= Zaynab bint al-Kamal =

Hadith scholar and teacher from Damascus

Zaynab bint al-Kamāl (646-740 AH/1248-1339 AD) was a hadith scholar and teacher from Damascus. Her full name was Um Abdullah Zaynab bint Ahmad b. Abdulraheem al-Maqdisiya al-Dimashqiya, but biographers and historians more commonly refer to her under name Zaynab bint al-Kamāl.

==Early life==
Zaynab bint al-Kamāl began collecting ijazahs very early. At only the age of one, she received her first ijazah from ‘Abd al-Khāliq al-Nishtibrī followed by two more from Ibn al-Sayyadī and ‘Ajība al-Bāqadriyya. At the age of two she obtained an additional certificate from Habiba bint Abi Umar. By the time she was six years old, she had received the written permission for the transmission of knowledge from scholars from Aleppo, Alexandria, Cairo, Harran, and al-Sham. Between the ages of 6 and 12, she visited many assemblies held by the scholars of her time and received the exclusive right for transmission of the works she had heard. The scholars were confident in transmitting their knowledge to Zaynab even though she was so young. It seems that many believed this girl would grow to become an eminent scholar later in her life.

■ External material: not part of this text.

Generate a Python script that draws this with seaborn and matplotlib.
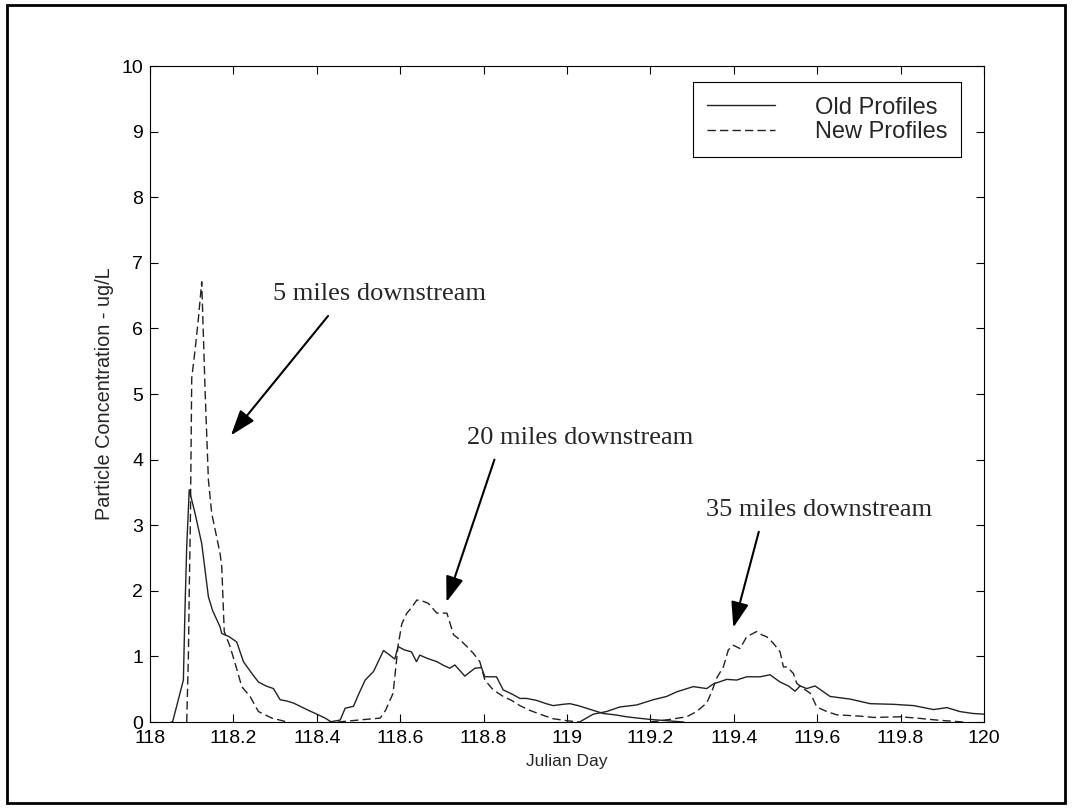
import pandas as pd
import seaborn as sns
import matplotlib.pyplot as plt
from matplotlib.patches import Rectangle

# values (Julian day, ug/L)
old5_day = [118.05, 118.054, 118.080, 118.084, 118.088, 118.094, 118.108, 118.124, 118.140, 118.150,
            118.168, 118.172, 118.190, 118.208, 118.224, 118.242, 118.260, 118.278, 118.296, 118.312,
            118.328, 118.344, 118.360, 118.376, 118.400, 118.420, 118.435]
old5_val = [0, 0, 0.64, 1.76, 2.67, 3.54, 3.18, 2.72, 1.91, 1.7,
            1.45, 1.35, 1.3, 1.22, 0.92, 0.76, 0.61, 0.55, 0.51, 0.34,
            0.32, 0.29, 0.24, 0.19, 0.12, 0.06, 0.0]

new5_day = [118.088, 118.092, 118.094, 118.097, 118.100, 118.108, 118.116, 118.124, 118.132, 118.140,
            118.148, 118.168, 118.172, 118.178, 118.192, 118.206, 118.220, 118.240, 118.260, 118.292, 118.33]
new5_val = [0, 1.0, 1.96, 3.18, 5.24, 5.67, 6.15, 6.71, 5.06, 3.69,
            3.18, 2.57, 2.37, 1.38, 1.15, 0.85, 0.54, 0.39, 0.16, 0.06, 0.0]

old20_day = [118.43, 118.456, 118.468, 118.488, 118.500, 118.516, 118.536, 118.560, 118.575, 118.587,
             118.595, 118.610, 118.627, 118.639, 118.647, 118.665, 118.688, 118.705, 118.719, 118.731,
             118.755, 118.779, 118.795, 118.803, 118.831, 118.847, 118.870, 118.887, 118.903, 118.927,
             118.950, 118.967, 118.990, 119.007, 119.027, 119.047, 119.067, 119.087, 119.115, 119.143,
             119.170, 119.199, 119.240, 119.28]
old20_val = [0, 0.03, 0.21, 0.24, 0.42, 0.64, 0.77, 1.09, 1.02, 0.96,
             1.15, 1.1, 1.07, 0.92, 1.02, 0.97, 0.92, 0.86, 0.82, 0.87,
             0.70, 0.82, 0.83, 0.69, 0.69, 0.49, 0.42, 0.36, 0.36, 0.33,
             0.28, 0.25, 0.27, 0.28, 0.25, 0.21, 0.17, 0.13, 0.11, 0.08,
             0.06, 0.04, 0.02, 0]

new20_day = [118.45, 118.50, 118.552, 118.565, 118.583, 118.595, 118.604, 118.616, 118.628, 118.640,
             118.655, 118.667, 118.688, 118.712, 118.728, 118.744, 118.760, 118.775, 118.791, 118.803,
             118.823, 118.847, 118.867, 118.887, 118.910, 118.935, 118.967, 119.0, 119.03]
new20_val = [0, 0.03, 0.06, 0.18, 0.44, 1.17, 1.50, 1.66, 1.75, 1.86,
             1.84, 1.81, 1.66, 1.66, 1.33, 1.25, 1.15, 1.05, 0.92, 0.64,
             0.49, 0.39, 0.33, 0.25, 0.18, 0.12, 0.05, 0.02, 0]

old35_day = [119.03, 119.063, 119.095, 119.127, 119.167, 119.207, 119.239, 119.263, 119.303, 119.335,
             119.351, 119.383, 119.407, 119.431, 119.463, 119.487, 119.511, 119.531, 119.547, 119.559,
             119.575, 119.595, 119.631, 119.679, 119.727, 119.783, 119.832, 119.879, 119.911, 119.942,
             119.974, 120.0]
old35_val = [0, 0.12, 0.16, 0.23, 0.26, 0.34, 0.39, 0.46, 0.54, 0.51,
             0.58, 0.65, 0.64, 0.69, 0.69, 0.72, 0.61, 0.55, 0.47, 0.55,
             0.51, 0.55, 0.39, 0.35, 0.28, 0.27, 0.25, 0.19, 0.22, 0.16,
             0.13, 0.12]

new35_day = [119.20, 119.247, 119.287, 119.311, 119.335, 119.347, 119.359, 119.375, 119.387, 119.399,
             119.415, 119.431, 119.455, 119.467, 119.479, 119.495, 119.511, 119.519, 119.528, 119.543,
             119.551, 119.567, 119.583, 119.591, 119.599, 119.623, 119.647, 119.703, 119.735, 119.799,
             119.839, 119.887, 119.95]
new35_val = [0, 0.04, 0.08, 0.16, 0.29, 0.46, 0.67, 0.84, 1.10, 1.17,
             1.12, 1.30, 1.38, 1.33, 1.30, 1.20, 1.07, 0.84, 0.84, 0.74,
             0.59, 0.51, 0.44, 0.34, 0.23, 0.16, 0.11, 0.09, 0.07, 0.08,
             0.06, 0.03, 0.0]

x_ticks = [118, 118.2, 118.4, 118.6, 118.8, 119, 119.2, 119.4, 119.6, 119.8, 120]
x_ticklabels = ['118', '118.2', '118.4', '118.6', '118.8', '119', '119.2', '119.4', '119.6', '119.8', '120']
y_ticks = [0, 1, 2, 3, 4, 5, 6, 7, 8, 9, 10]

curves = [
    ('Old Profiles', '5', old5_day, old5_val),
    ('New Profiles', '5', new5_day, new5_val),
    ('Old Profiles', '20', old20_day, old20_val),
    ('New Profiles', '20', new20_day, new20_val),
    ('Old Profiles', '35', old35_day, old35_val),
    ('New Profiles', '35', new35_day, new35_val),
]
frames = []
for prof, site, d, v in curves:
    frames.append(pd.DataFrame({'day': d, 'conc': v, 'profile': prof, 'run': prof + site}))
df = pd.concat(frames, ignore_index=True)

sns.set_style('ticks')
plt.rcParams['font.family'] = ['Liberation Sans', 'DejaVu Sans']

fig = plt.figure(figsize=(10.77, 8.10), dpi=100)
ax = fig.add_axes([0.1393, 0.1086, 0.7743, 0.8099])

sns.lineplot(data=df, x='day', y='conc', style='profile', units='run', estimator=None,
             style_order=['Old Profiles', 'New Profiles'],
             dashes={'Old Profiles': '', 'New Profiles': (6, 3)},
             color='#222222', linewidth=1.0, sort=False, ax=ax)

ax.set_xlim(118, 120)
ax.set_ylim(0, 10)
ax.set_xticks(x_ticks)
ax.set_xticklabels(x_ticklabels)
ax.set_yticks(y_ticks)
ax.tick_params(direction='in', length=6, width=0.8, top=True, right=True,
               labelsize=14, colors='k')
ax.tick_params(axis='x', pad=6)
ax.tick_params(axis='y', pad=5)
for s in ax.spines.values():
    s.set_linewidth(0.8)
    s.set_color('k')

ax.set_xlabel('Julian Day', fontsize=12.5, labelpad=5)
ax.set_ylabel('Particle Concentration - ug/L', fontsize=14.3, labelpad=5)

handles, labels = ax.get_legend_handles_labels()
leg = ax.legend(handles, labels, loc='upper right', bbox_to_anchor=(0.973, 0.975),
                borderaxespad=0, fontsize=17, handlelength=2.85, handletextpad=1.7,
                labelspacing=0.1, borderpad=0.6, fancybox=False, framealpha=1,
                edgecolor='k')
leg.get_frame().set_linewidth(0.8)

notes = [
    ('5 miles downstream', 118.295, 6.52, 118.427, 6.19, 118.194, 4.37),
    ('20 miles downstream', 118.760, 4.33, 118.826, 4.0, 118.711, 1.83),
    ('35 miles downstream', 119.333, 3.23, 119.460, 2.90, 119.399, 1.44),
]
for txt, tx, ty, ax0, ay0, ax1, ay1 in notes:
    ax.text(tx, ty, txt, fontsize=19, family=['Liberation Serif'], va='center', ha='left')
    ax.annotate('', xy=(ax1, ay1), xytext=(ax0, ay0),
                arrowprops=dict(arrowstyle='-|>,head_length=1.3,head_width=0.45',
                                mutation_scale=12, lw=1.5, color='k',
                                shrinkA=0, shrinkB=0))

# outer frame around the whole picture
fig.patches.append(Rectangle((7 / 1077, 1 - 803 / 810), (1065 - 7) / 1077, (803 - 5) / 810,
                             transform=fig.transFigure, fill=False, lw=2, ec='k'))

fig.savefig('out.png', dpi=100)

Collecting her first ijazah at only a year old, Zaynab bint al-Kamāl's gathering of ijazahs occurred extremely and unusually early. This suggests that there must have been someone orchestrating her introduction into the muhadditha life. However, biographers do not mention who this person is. It is thought that it may have been her father, Ahmad Kamāl al-Dīn al Maqdisī, who may have not been mentioned due to him never acquiring the reputation of religious scholar. Though, it is also suspected that her uncle, who is known to have been respected for his hadith transmission, could have been the person who initiated her into this practice.

== Later life ==
Although there are not many published sources detailing Zaynab bint al-Kamāl's life from her early teenage years to the age of 60, mention of her begins to occur once more in reference to her later years. These sources speak of the impressive number and importance of hadith collections transmitted by Zaynab. She was also known to transmit mashyakhas. The Mu’jam al-Samā’āt al-Dimashqiyya, where Damascene certificates were cataloged, names Zaynab bint al-Kamāl as a presiding authority of a majlis al-sama thirty-four times.

Documentation from Ibn Hajar indicates that Zaynab bint al-Kamāl never married. It also tells us that she suffered from ophthalmia, though it did not seem to impair her career. By the time Zaynab died at the age of 94, it is said that she was in possession of a considerable amount of ijazahs. She was an exceptionally respected muhadditha, earning the title musnidat al-Sham.

== Location ==
It is worth mentioning that Zaynab bint al- Kamāl lived in al-Salihiyya, a suburb of Damascus. The thriving area was known for its focus on religious study. Much of this study, it is documented, was thanks to many contributions from scholarly Muslim women. As such, Zaynab's legacy as a muhadditha was not unusual in the area. The setting was ideal for her success and rise to prominence.

==Mentioning by Imam ibn Katheer==
In the handwriting notes Imam ibn Katheer left a message that he had heard Zaynab bint al-Kamāl's recitation of Muwatta by Imam Malik in the Hanabilah Mosque near Mount Qasioun in Damascus.